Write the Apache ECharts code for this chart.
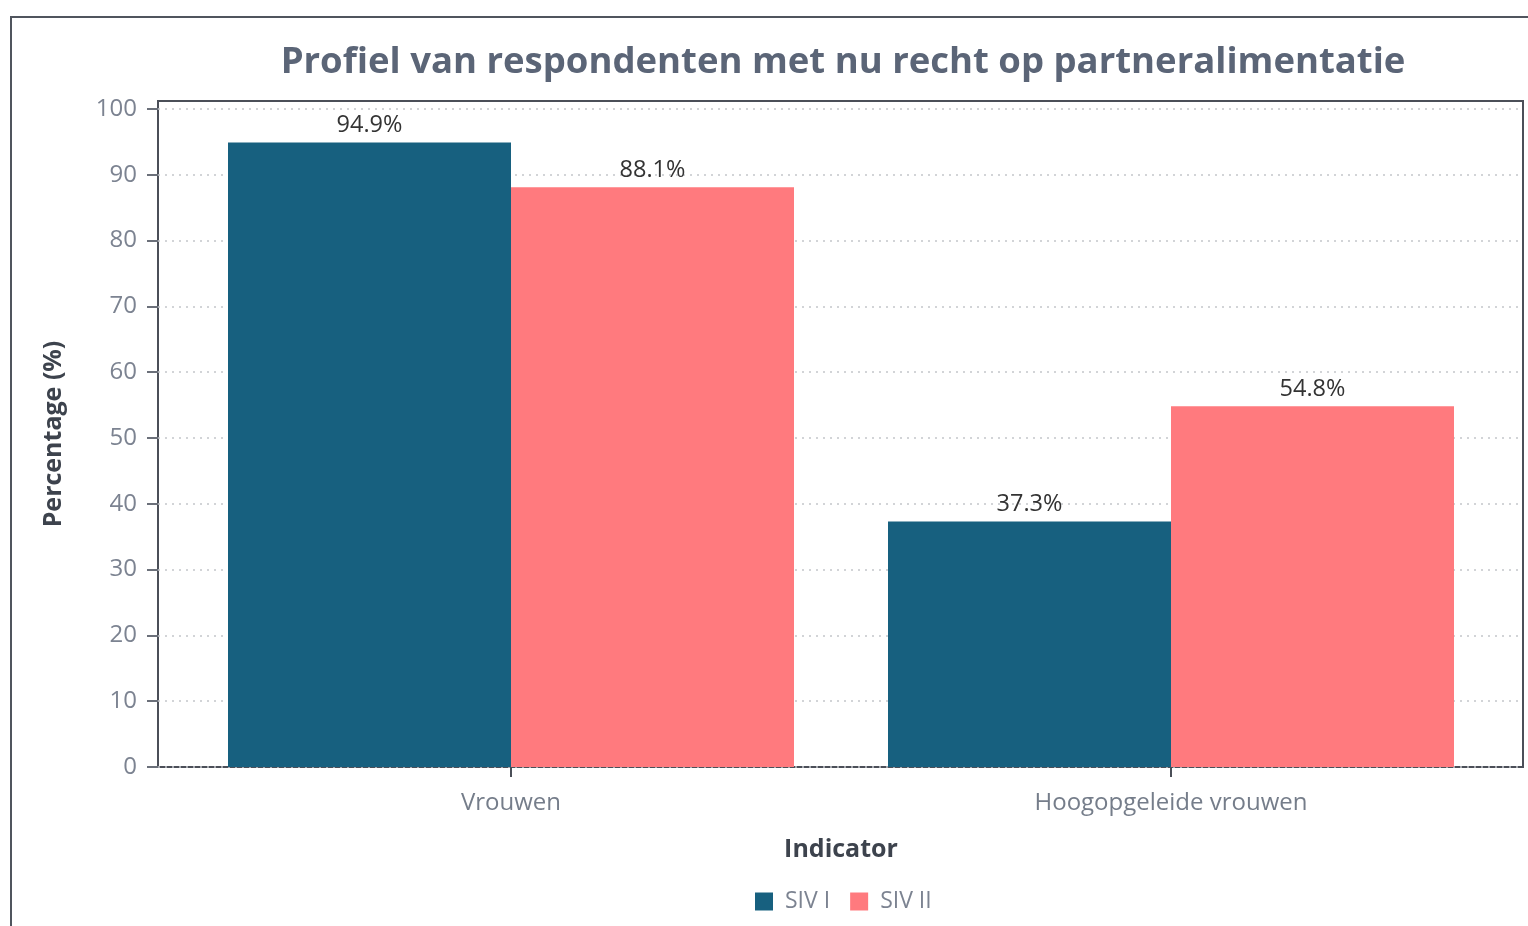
<!DOCTYPE html>
<html>
<head>
<meta charset="utf-8">
<script src="https://cdn.jsdelivr.net/npm/echarts@6/dist/echarts.min.js"></script>
<style>
  html, body { margin: 0; padding: 0; background: #fff; }
  #chart { width: 1528px; height: 926px; }
</style>
</head>
<body>
<div id="chart"></div>
<script>
// categories and series values
const categories = ['Vrouwen', 'Hoogopgeleide vrouwen'];
const sivI = [94.9, 37.3];
const sivII = [88.1, 54.8];
const yTicks = [0, 10, 20, 30, 40, 50, 60, 70, 80, 90, 100];

const FONT = '"Open Sans"';
const chart = echarts.init(document.getElementById('chart'));

const option = {
  backgroundColor: '#fff',
  textStyle: { fontFamily: FONT },
  title: {
    text: 'Profiel van respondenten met nu recht op partneralimentatie',
    left: 838,
    textAlign: 'center',
    top: 39,
    textStyle: { fontSize: 36.5, fontWeight: 'bold', color: '#5b6577', fontFamily: FONT }
  },
  graphic: [{
    type: 'rect',
    shape: { x: 11, y: 17, width: 1600, height: 1000 },
    style: { fill: 'none', stroke: '#50555e', lineWidth: 2 },
    silent: true
  }],
  legend: {
    left: 750,
    top: 885,
    icon: 'rect',
    itemWidth: 18,
    itemHeight: 18,
    itemGap: 20,
    textStyle: { fontSize: 23, color: '#7c8391', fontFamily: FONT, padding: [0, 0, 0, 7] },
    data: ['SIV I', 'SIV II']
  },
  grid: [
    { left: 158, right: 5, top: 101, bottom: 159, show: true, borderColor: '#4b4f58', borderWidth: 2, backgroundColor: 'transparent' },
    { left: 181, right: 27, top: 101, bottom: 159 }
  ],
  xAxis: [
    { gridIndex: 0, type: 'value', min: 0, max: 1, show: false },
    {
      gridIndex: 1,
      type: 'category',
      data: categories,
      axisLine: { show: false },
      axisTick: { show: true, alignWithLabel: true, length: 10, lineStyle: { color: '#4b4f58', width: 2 } },
      axisLabel: { fontSize: 24, color: '#757d8a', margin: 24, fontFamily: FONT },
      name: 'Indicator',
      nameLocation: 'middle',
      nameGap: 70,
      nameTextStyle: { fontSize: 25, fontWeight: 'bold', color: '#3d434d', fontFamily: FONT }
    }
  ],
  yAxis: [
    {
      gridIndex: 0,
      type: 'value',
      min: 0,
      max: 101.2,
      interval: 10,
      axisLine: { show: false },
      axisTick: { show: true, length: 11, customValues: yTicks, lineStyle: { color: '#6b707a', width: 2 } },
      axisLabel: { fontSize: 24, color: '#7c8391', margin: 21, customValues: yTicks, fontFamily: FONT },
      splitLine: { show: true, lineStyle: { color: '#c4c6ca', width: 1.5, type: [2, 5] } },
      name: 'Percentage (%)',
      nameLocation: 'middle',
      nameGap: 92,
      nameTextStyle: { fontSize: 25, fontWeight: 'bold', color: '#3d434d', fontFamily: FONT }
    },
    { gridIndex: 1, type: 'value', min: 0, max: 101.2, show: false, splitLine: { show: false } }
  ],
  series: [
    {
      name: 'SIV I',
      type: 'bar',
      xAxisIndex: 1,
      yAxisIndex: 1,
      data: sivI,
      barWidth: 283,
      barGap: '0%',
      itemStyle: { color: '#17607f' },
      label: { show: true, position: 'top', distance: 5, fontSize: 23.5, color: '#333', fontFamily: FONT, formatter: p => p.value + '%' }
    },
    {
      name: 'SIV II',
      type: 'bar',
      xAxisIndex: 1,
      yAxisIndex: 1,
      data: sivII,
      barWidth: 283,
      barGap: '0%',
      itemStyle: { color: '#ff7a7e' },
      label: { show: true, position: 'top', distance: 5, fontSize: 23.5, color: '#333', fontFamily: FONT, formatter: p => p.value + '%' }
    }
  ]
};

chart.setOption(option);
</script>
</body>
</html>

********

§ **Given instruction**: All of the lines above should be printed exactly, minus the pictures.

§ **Answer**:
Write the Apache ECharts code for this chart.
<!DOCTYPE html>
<html>
<head>
<meta charset="utf-8">
<script src="https://cdn.jsdelivr.net/npm/echarts@6/dist/echarts.min.js"></script>
<style>
  html, body { margin: 0; padding: 0; background: #fff; }
  #chart { width: 1528px; height: 926px; }
</style>
</head>
<body>
<div id="chart"></div>
<script>
// categories and series values
const categories = ['Vrouwen', 'Hoogopgeleide vrouwen'];
const sivI = [94.9, 37.3];
const sivII = [88.1, 54.8];
const yTicks = [0, 10, 20, 30, 40, 50, 60, 70, 80, 90, 100];

const FONT = '"Open Sans"';
const chart = echarts.init(document.getElementById('chart'));

const option = {
  backgroundColor: '#fff',
  textStyle: { fontFamily: FONT },
  title: {
    text: 'Profiel van respondenten met nu recht op partneralimentatie',
    left: 838,
    textAlign: 'center',
    top: 39,
    textStyle: { fontSize: 36.5, fontWeight: 'bold', color: '#5b6577', fontFamily: FONT }
  },
  graphic: [{
    type: 'rect',
    shape: { x: 11, y: 17, width: 1600, height: 1000 },
    style: { fill: 'none', stroke: '#50555e', lineWidth: 2 },
    silent: true
  }],
  legend: {
    left: 750,
    top: 885,
    icon: 'rect',
    itemWidth: 18,
    itemHeight: 18,
    itemGap: 20,
    textStyle: { fontSize: 23, color: '#7c8391', fontFamily: FONT, padding: [0, 0, 0, 7] },
    data: ['SIV I', 'SIV II']
  },
  grid: [
    { left: 158, right: 5, top: 101, bottom: 159, show: true, borderColor: '#4b4f58', borderWidth: 2, backgroundColor: 'transparent' },
    { left: 181, right: 27, top: 101, bottom: 159 }
  ],
  xAxis: [
    { gridIndex: 0, type: 'value', min: 0, max: 1, show: false },
    {
      gridIndex: 1,
      type: 'category',
      data: categories,
      axisLine: { show: false },
      axisTick: { show: true, alignWithLabel: true, length: 10, lineStyle: { color: '#4b4f58', width: 2 } },
      axisLabel: { fontSize: 24, color: '#757d8a', margin: 24, fontFamily: FONT },
      name: 'Indicator',
      nameLocation: 'middle',
      nameGap: 70,
      nameTextStyle: { fontSize: 25, fontWeight: 'bold', color: '#3d434d', fontFamily: FONT }
    }
  ],
  yAxis: [
    {
      gridIndex: 0,
      type: 'value',
      min: 0,
      max: 101.2,
      interval: 10,
      axisLine: { show: false },
      axisTick: { show: true, length: 11, customValues: yTicks, lineStyle: { color: '#6b707a', width: 2 } },
      axisLabel: { fontSize: 24, color: '#7c8391', margin: 21, customValues: yTicks, fontFamily: FONT },
      splitLine: { show: true, lineStyle: { color: '#c4c6ca', width: 1.5, type: [2, 5] } },
      name: 'Percentage (%)',
      nameLocation: 'middle',
      nameGap: 92,
      nameTextStyle: { fontSize: 25, fontWeight: 'bold', color: '#3d434d', fontFamily: FONT }
    },
    { gridIndex: 1, type: 'value', min: 0, max: 101.2, show: false, splitLine: { show: false } }
  ],
  series: [
    {
      name: 'SIV I',
      type: 'bar',
      xAxisIndex: 1,
      yAxisIndex: 1,
      data: sivI,
      barWidth: 283,
      barGap: '0%',
      itemStyle: { color: '#17607f' },
      label: { show: true, position: 'top', distance: 5, fontSize: 23.5, color: '#333', fontFamily: FONT, formatter: p => p.value + '%' }
    },
    {
      name: 'SIV II',
      type: 'bar',
      xAxisIndex: 1,
      yAxisIndex: 1,
      data: sivII,
      barWidth: 283,
      barGap: '0%',
      itemStyle: { color: '#ff7a7e' },
      label: { show: true, position: 'top', distance: 5, fontSize: 23.5, color: '#333', fontFamily: FONT, formatter: p => p.value + '%' }
    }
  ]
};

chart.setOption(option);
</script>
</body>
</html>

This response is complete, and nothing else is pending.